Are you thinking what I’m thinking? About me wearing a lot of shorts that rode up back in the day? Yes, those were shorts. I loved them. I wore them every chance I got. Seriously. Ask my friend Sarah. She will tell you. But let’s focus on the hair. I used to pray to God that I would wake up and be like DJ Tanner. I would live with Uncle Jesse and Joey, I would have a cute little baby sister who said such witty things as "You got it dude" and I would have the most magical mall hair ever. I was not given good mall hair. My hair is fine. There’s a lot of it, but it doesn’t hold a curl to save my life and it’s as straight as a pin. Do you see my sad, pathetic attempt at mall hair here? If you look closely, you can see it. That is all my hair would do, and I assure you I used plenty of White Rain to try and make it higher. The only blessing I can count is that I was born late enough that I only caught the very tail end of mall hair. By the time I was in high school, mall hair was out.

And this is what was in. I don't even know what to say about this except that I think even I realized at the time that my hair didn't look good. I can remember going to my hairdresser and asking for bangs and telling her in no uncertain terms that I only wanted "a few bangs". I ended up with this mess. Thems bangs started WAY back in my head. There was nothing "few" about them. They were huge. And thick. And this was durring my dye-my-hair-really-really-really-really-dark-brown phase. This backfired once and I ended up with black, nearly purple, hair. I don't have a picture of that. Not this time. Maybe some other time.

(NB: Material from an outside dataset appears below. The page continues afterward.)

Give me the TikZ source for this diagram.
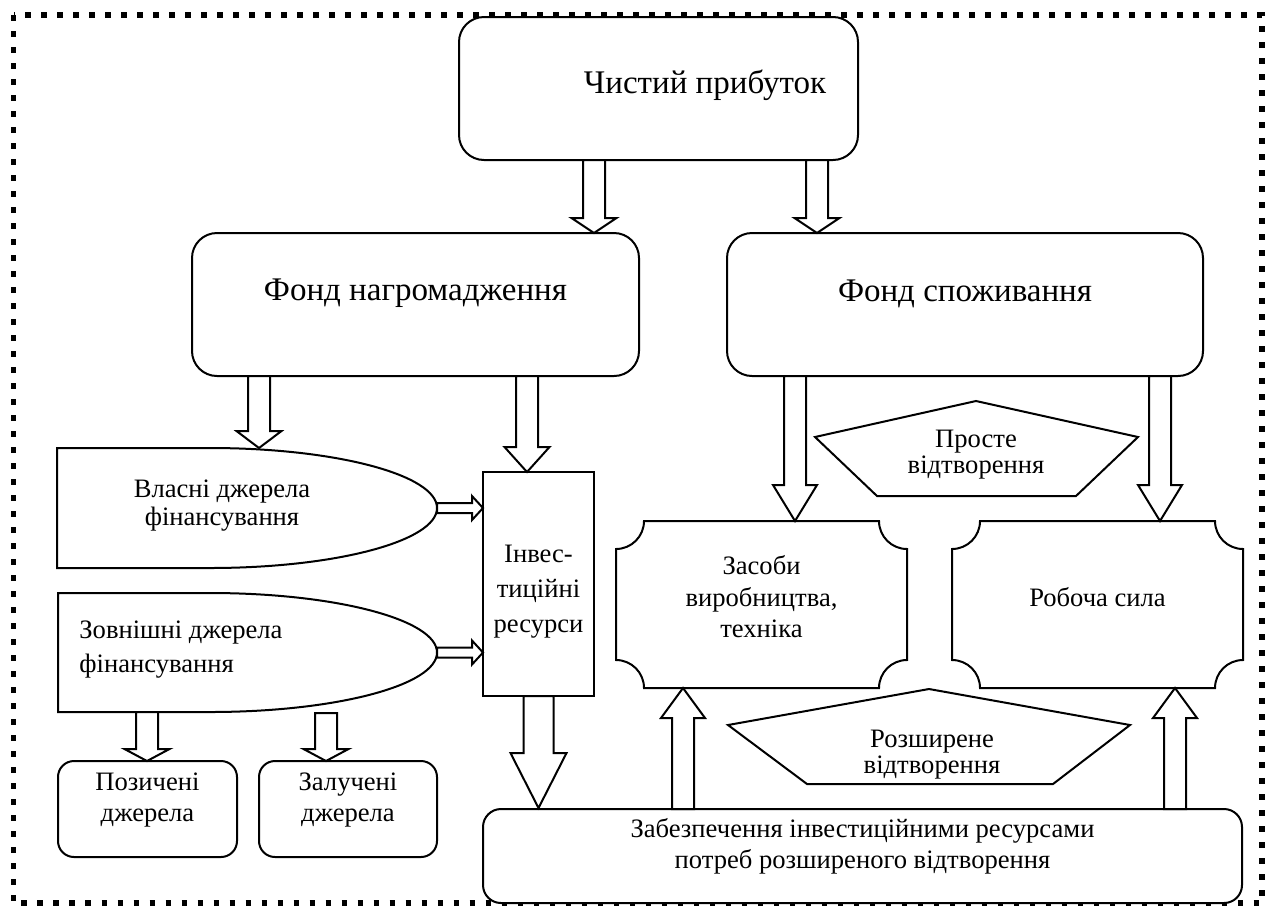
\documentclass[tikz,border=0pt]{standalone}
\usepackage{fontspec}
\setmainfont{Liberation Serif}
\usetikzlibrary{calc,fit}

\newcommand\dgbig{\fontsize{16.5pt}{19pt}\selectfont}
\newcommand\dgsmall{\fontsize{13.3pt}{15.5pt}\selectfont}

\tikzset{
  x=0.5pt, y=0.5pt,
  shapeline/.style={draw, line width=1pt, fill=white, line join=miter},
  boxfit/.style={inner sep=0pt, outer sep=0pt},
  bigbox/.style={boxfit, shapeline, rounded corners=12.5pt, font=\dgbig},
  smallbox/.style={boxfit, shapeline, rounded corners=8pt, font=\dgsmall, align=center},
  plainbox/.style={boxfit, shapeline, font=\dgsmall, align=center},
  holder/.style={boxfit, draw=none},
  txt/.style={font=\dgsmall, align=center, inner sep=0pt},
  barrow/.style={draw, line width=1pt, fill=white, line join=miter},
  dotframe/.style={draw, line width=2.6pt, dash pattern=on 2.8pt off 5.2pt},
}

% block arrow: from, to, shaft half-width, head half-width, head length
\newcommand\blockarrow[5]{%
  \coordinate (ba-s) at #1;
  \coordinate (ba-e) at #2;
  \coordinate (ba-h) at ($(ba-e)!#5!(ba-s)$);
  \filldraw[barrow]
    ($(ba-s)!#3!90:(ba-e)$) -- ($(ba-h)!#3!90:(ba-e)$) -- ($(ba-h)!#4!90:(ba-e)$)
    -- (ba-e) -- ($(ba-h)!#4!-90:(ba-e)$) -- ($(ba-h)!#3!-90:(ba-e)$)
    -- ($(ba-s)!#3!-90:(ba-e)$) -- cycle;}

% rectangle with concave quarter-circle corners around a holder node
\newcommand\plaqueoutline[2]{%
  \filldraw[shapeline] ($(#1.north west)+(0pt,-#2)$) arc[start angle=270,end angle=360,radius=#2]
    -- ($(#1.north east)+(-#2,0pt)$) arc[start angle=180,end angle=270,radius=#2]
    -- ($(#1.south east)+(0pt,#2)$) arc[start angle=90,end angle=180,radius=#2]
    -- ($(#1.south west)+(#2,0pt)$) arc[start angle=0,end angle=90,radius=#2] -- cycle;}

% rectangle whose right side is a half ellipse
\newcommand\delayoutline[3]{% node, x where the curve starts, x radius
  \filldraw[shapeline] (#1.south west) -- (#1.north west) -- (#1.north west -| #2,0)
    arc[start angle=90,end angle=-90,x radius=#3,y radius={0.5*(\pgfkeysvalueof{/dg/h})}]
    -- cycle;}

\begin{document}
\begin{tikzpicture}
\useasboundingbox (0,0) rectangle (1272,-906);

% dotted frame
\draw[dotframe] (13.5,-15) rectangle (1262,-903);

% main boxes
\node[bigbox, fit={(459,-17)(858,-160)},
      label={[font=\dgbig, inner sep=0pt, xshift=23.25pt, yshift=1.75pt]center:Чистий прибуток}] (top) {};
\node[bigbox, fit={(192,-233)(639,-376)}] (fondN) {Фонд нагромадження};
\node[bigbox, fit={(727,-233)(1203,-376)}] (fondS) {Фонд споживання};

% own and external sources
\node[holder, fit={(57,-448)(437,-568)}] (vl) {};
\filldraw[shapeline] (vl.south west) -- (vl.north west) -- (210,-448)
  arc[start angle=90,end angle=-90,x radius=113.5pt,y radius=30pt] -- cycle;
\node[txt, font=\fontsize{13.3pt}{14pt}\selectfont] (vltext) at (222,-506) {Власні джерела\\фінансування};

\node[holder, fit={(58,-593)(437,-712)}] (zv) {};
\filldraw[shapeline] (zv.south west) -- (zv.north west) -- (210,-593)
  arc[start angle=90,end angle=-90,x radius=113.5pt,y radius=29.75pt] -- cycle;
\node[txt, align=left, anchor=west, font=\fontsize{13.3pt}{17pt}\selectfont] (zvtext) at (79,-650) {Зовнішні джерела\\фінансування};

% investment resources
\node[plainbox, fit={(483,-472)(594,-696)},
      label={[txt, font=\fontsize{13.3pt}{17.5pt}\selectfont, yshift=-4pt]center:{Інвес-\\тиційні\\ресурси}}] (inv) {};

% borrowed and attracted sources
\node[smallbox, fit={(58,-761)(237,-857)}] (poz) {Позичені\\джерела};
\node[smallbox, fit={(259,-761)(437,-857)}] (zal) {Залучені\\джерела};

% bottom box
\node[smallbox, rounded corners=9pt, fit={(483,-809)(1242,-903)}] (bot)
  {Забезпечення інвестиційними ресурсами\\потреб розширеного відтворення};

% means of production and labour
\node[holder, fit={(616,-521)(907,-688)}] (zas) {};
\plaqueoutline{zas}{14pt}
\node[txt, font=\fontsize{13.3pt}{15.75pt}\selectfont] (zastext) at (761.5,-597) {Засоби\\виробництва,\\техніка};

\node[holder, fit={(952,-521)(1243,-688)}] (rob) {};
\plaqueoutline{rob}{14pt}
\node[txt] (robtext) at (1097.5,-597) {Робоча сила};

% reproduction pentagons
\filldraw[shapeline] (976,-401) -- (1138,-437) -- (1076,-496) -- (877,-496) -- (815,-437) -- cycle;
\node[txt, font=\fontsize{13.3pt}{13pt}\selectfont] (prost) at (976,-455) {Просте\\відтворення};

\filldraw[shapeline] (929,-689) -- (1130,-725) -- (1053,-784) -- (807,-784) -- (728,-725) -- cycle;
\node[txt, font=\fontsize{13.3pt}{13pt}\selectfont] (rozsh) at (932,-755) {Розширене\\відтворення};

% block arrows
\coordinate (a1) at ($(top.south)+(-64.5,0)$);
\coordinate (a2) at ($(top.south)+(158.5,0)$);
\blockarrow{(a1)}{(a1 |- fondN.north)}{5.5pt}{11.25pt}{7.5pt}
\blockarrow{(a2)}{(a2 |- fondS.north)}{5.5pt}{11.25pt}{7.5pt}

\coordinate (c1) at ($(fondN.south)+(-156.5,0)$);
\coordinate (d1) at ($(fondN.south)+(111.5,0)$);
\blockarrow{(c1)}{(c1 |- vl.north)}{5.5pt}{11.25pt}{8.5pt}
\blockarrow{(d1)}{(d1 |- inv.north)}{5.5pt}{11.25pt}{12.5pt}

\blockarrow{(vl.east)}{(vl.east -| inv.west)}{2.5pt}{6pt}{5.5pt}
\blockarrow{(zv.east)}{(zv.east -| inv.west)}{2.5pt}{6pt}{5.5pt}

\coordinate (g1) at ($(zv.south)+(-100.5,0)$);
\coordinate (h1) at ($(zv.south)+(78.5,-1)$);
\blockarrow{(g1)}{(g1 |- poz.north)}{5.5pt}{11.25pt}{6pt}
\blockarrow{(h1)}{(h1 |- zal.north)}{5.5pt}{11.25pt}{6pt}

\blockarrow{(inv.south)}{($(inv.south |- bot.north)+(0,1)$)}{7.5pt}{14pt}{27.5pt}

\coordinate (j1) at ($(fondS.south)+(-170,0)$);
\coordinate (k1) at ($(fondS.south)+(195,0)$);
\blockarrow{(j1)}{(j1 |- zas.north)}{5.5pt}{11pt}{18pt}
\blockarrow{(k1)}{(k1 |- rob.north)}{5.5pt}{11pt}{18pt}

\coordinate (l1) at ($(bot.north)+(-179.5,0)$);
\coordinate (m1) at ($(bot.north)+(312.5,0)$);
\blockarrow{(l1)}{(l1 |- zas.south)}{5.5pt}{11pt}{15pt}
\blockarrow{(m1)}{(m1 |- rob.south)}{5.5pt}{11pt}{15pt}
\end{tikzpicture}
\end{document}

Ah Prom Hair. Everyone's had it. It's not such a big deal. Check out that dress, though. I loved it. I got it from Winkelman's. I think it was a size two. Pardon me while I go shoot myself.
Our last entry in this edition of Hair Today, Gone Tomorrow, comes to us from the year 2000. It was around this time I thought it would be a good idea to chop all my hair off and dye it bright red. I didn't realize then, as I do now, that I have a very large and rather unusually shaped head. Cutting all your hair off and dying it an unnatural color will emphasize that. You know what else happens when you cut all your hair off and dye it an unnatural color? It takes a really really REALLY long time to grow it back out. Painfully long. (PS, Hi Wonder. Why do we look like lesbians in this picture? Not that there's anything wrong with that. It's just that we're not. Lesbians. You know.)
I know that there are many, many more pictures out there of my Bad Hair Disease. Some highlights that I did not cover today: the blonde wig, the Sun-In summers and perm that followed, the Roller-Brush Incident of 95. You can be sure those pictures are staying under wraps.


Fabgurrl said...

you look like Miranda from SATC in the last pic... just sayin

Caps said...

Funny you should say that. People told me that a LOT when I did that to my hair.

Anonymous said...

Oh my gosh...the hair rolling incident. I believe we made a special trip to Meijer after seeing a "Wash and Curl" commercial on TV. That name is very misleading. I wonder if it got pulled for false advertising. I remember thinking that we would wash our hair with this magic shampoo and it would be curly. You know it was the 90's when we WANTED curly hair.

This is Andrea in case you didn't figure it out. I can't remember my password so I am going to be Anonymous.